# stainless brake lines



## a96se (Dec 30, 2004)

any one have buying info for stainless break lines for 96 alty se
thanks


----------



## bahearn (Jul 15, 2002)

a96se said:


> any one have buying info for stainless break lines for 96 alty se
> thanks


If you mean "brake" lines, Goodridge and Russell make sets.


----------



## a96se (Dec 30, 2004)

bahearn said:


> If you mean "brake" lines, Goodridge and Russell make sets.


thanks for the info and spell check


----------



## RebelinRI (Nov 9, 2004)

bahearn said:


> If you mean "brake" lines, Goodridge and Russell make sets.
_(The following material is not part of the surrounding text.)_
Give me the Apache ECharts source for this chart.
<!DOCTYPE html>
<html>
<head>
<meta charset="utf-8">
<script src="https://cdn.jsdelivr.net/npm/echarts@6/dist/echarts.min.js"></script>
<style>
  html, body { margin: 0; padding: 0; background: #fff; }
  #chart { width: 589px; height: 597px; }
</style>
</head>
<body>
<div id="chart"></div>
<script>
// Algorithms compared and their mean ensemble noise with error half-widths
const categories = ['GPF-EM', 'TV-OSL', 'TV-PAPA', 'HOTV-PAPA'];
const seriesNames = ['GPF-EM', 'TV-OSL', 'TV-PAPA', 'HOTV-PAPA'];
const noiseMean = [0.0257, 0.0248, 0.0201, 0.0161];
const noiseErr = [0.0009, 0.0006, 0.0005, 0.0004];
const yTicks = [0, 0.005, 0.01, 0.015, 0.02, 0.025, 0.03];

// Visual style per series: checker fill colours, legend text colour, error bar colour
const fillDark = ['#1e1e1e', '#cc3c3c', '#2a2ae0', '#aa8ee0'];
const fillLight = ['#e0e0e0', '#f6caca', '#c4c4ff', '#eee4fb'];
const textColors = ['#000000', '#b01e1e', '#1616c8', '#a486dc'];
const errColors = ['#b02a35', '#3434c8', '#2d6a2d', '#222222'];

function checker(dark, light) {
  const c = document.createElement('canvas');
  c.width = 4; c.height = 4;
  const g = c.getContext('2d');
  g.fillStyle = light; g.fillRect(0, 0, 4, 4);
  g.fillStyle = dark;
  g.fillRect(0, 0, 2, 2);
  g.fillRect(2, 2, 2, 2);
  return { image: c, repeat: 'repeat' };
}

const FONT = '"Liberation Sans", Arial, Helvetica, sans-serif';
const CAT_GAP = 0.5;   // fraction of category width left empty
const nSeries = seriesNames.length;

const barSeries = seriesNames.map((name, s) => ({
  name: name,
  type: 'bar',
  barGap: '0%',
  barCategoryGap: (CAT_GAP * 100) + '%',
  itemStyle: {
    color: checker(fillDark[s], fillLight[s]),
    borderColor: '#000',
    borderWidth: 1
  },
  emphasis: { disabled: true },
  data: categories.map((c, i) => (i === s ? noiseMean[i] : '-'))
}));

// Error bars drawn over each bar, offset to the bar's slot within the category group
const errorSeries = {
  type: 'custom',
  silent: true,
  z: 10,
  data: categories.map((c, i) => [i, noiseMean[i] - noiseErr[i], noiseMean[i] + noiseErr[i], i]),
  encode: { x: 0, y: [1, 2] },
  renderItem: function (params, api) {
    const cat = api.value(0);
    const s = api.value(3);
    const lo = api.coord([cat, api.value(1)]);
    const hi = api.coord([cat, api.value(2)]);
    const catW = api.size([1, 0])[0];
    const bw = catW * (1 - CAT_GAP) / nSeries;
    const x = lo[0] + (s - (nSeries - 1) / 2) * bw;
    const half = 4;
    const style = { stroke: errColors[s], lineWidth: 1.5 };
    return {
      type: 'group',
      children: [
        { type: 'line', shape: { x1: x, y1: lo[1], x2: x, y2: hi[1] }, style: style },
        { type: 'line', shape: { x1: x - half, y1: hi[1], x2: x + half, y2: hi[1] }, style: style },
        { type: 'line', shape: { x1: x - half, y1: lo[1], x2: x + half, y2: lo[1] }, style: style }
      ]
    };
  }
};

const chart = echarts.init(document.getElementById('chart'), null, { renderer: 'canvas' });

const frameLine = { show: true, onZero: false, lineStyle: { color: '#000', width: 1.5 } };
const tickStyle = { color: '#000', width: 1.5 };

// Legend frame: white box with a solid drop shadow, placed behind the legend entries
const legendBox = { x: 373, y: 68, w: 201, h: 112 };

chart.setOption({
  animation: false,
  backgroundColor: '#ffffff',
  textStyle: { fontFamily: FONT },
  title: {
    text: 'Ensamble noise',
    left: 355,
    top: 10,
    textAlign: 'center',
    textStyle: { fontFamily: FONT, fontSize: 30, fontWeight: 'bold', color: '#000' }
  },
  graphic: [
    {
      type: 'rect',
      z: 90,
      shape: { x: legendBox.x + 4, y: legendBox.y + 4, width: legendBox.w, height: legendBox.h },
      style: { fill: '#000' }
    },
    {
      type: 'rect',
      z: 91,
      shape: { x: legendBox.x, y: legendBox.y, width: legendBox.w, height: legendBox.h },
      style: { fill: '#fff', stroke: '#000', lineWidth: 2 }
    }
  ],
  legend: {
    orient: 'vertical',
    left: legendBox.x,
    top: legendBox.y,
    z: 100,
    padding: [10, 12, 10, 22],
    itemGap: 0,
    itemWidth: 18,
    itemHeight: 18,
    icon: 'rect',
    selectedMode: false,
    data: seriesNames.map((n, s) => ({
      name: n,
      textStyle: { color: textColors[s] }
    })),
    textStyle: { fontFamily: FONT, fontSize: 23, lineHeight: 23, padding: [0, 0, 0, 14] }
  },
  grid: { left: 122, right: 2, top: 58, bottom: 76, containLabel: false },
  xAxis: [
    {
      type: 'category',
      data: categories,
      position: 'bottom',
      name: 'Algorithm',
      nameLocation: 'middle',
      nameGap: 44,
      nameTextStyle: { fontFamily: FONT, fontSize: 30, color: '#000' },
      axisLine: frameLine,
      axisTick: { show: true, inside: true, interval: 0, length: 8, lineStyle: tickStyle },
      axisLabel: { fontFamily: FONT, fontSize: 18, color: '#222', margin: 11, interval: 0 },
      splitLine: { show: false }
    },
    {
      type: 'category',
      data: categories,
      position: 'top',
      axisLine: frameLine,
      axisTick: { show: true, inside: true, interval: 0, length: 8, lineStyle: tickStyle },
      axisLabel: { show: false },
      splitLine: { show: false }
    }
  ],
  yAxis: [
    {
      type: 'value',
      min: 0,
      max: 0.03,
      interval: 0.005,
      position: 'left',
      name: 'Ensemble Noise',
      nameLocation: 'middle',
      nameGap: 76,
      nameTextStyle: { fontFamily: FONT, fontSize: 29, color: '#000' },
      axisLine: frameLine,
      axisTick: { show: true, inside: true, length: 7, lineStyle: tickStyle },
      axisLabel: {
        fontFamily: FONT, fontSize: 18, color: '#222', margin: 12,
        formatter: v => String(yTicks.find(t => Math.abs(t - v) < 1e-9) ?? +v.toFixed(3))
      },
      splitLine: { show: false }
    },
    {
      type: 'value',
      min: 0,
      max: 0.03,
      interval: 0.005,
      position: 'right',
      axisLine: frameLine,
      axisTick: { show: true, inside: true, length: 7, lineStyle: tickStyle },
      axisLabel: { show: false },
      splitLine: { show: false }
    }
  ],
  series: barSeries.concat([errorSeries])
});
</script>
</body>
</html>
C'mon....... give the guy a brake....er break.


----------



## a96se (Dec 30, 2004)

ok not going to live that down


----------



## darkfms2000 (Feb 18, 2005)

Hello everyone, I was just thinking would it be better to change the brake lines and what it could benefit ?


----------



## bahearn (Jul 15, 2002)

darkfms2000 said:


> Hello everyone, I was just thinking would it be better to change the brake lines and what it could benefit ?


Rubber brake lines experience expansion to a small degree as pressure builds up. Stainless lines remove this slight reduction of force at the caliper for a slightly firmer feel. Rubber is also an insulator; the teflon/steel lines are better at transferring heat from the fluid to ambient air. This helps fade resistance.


----------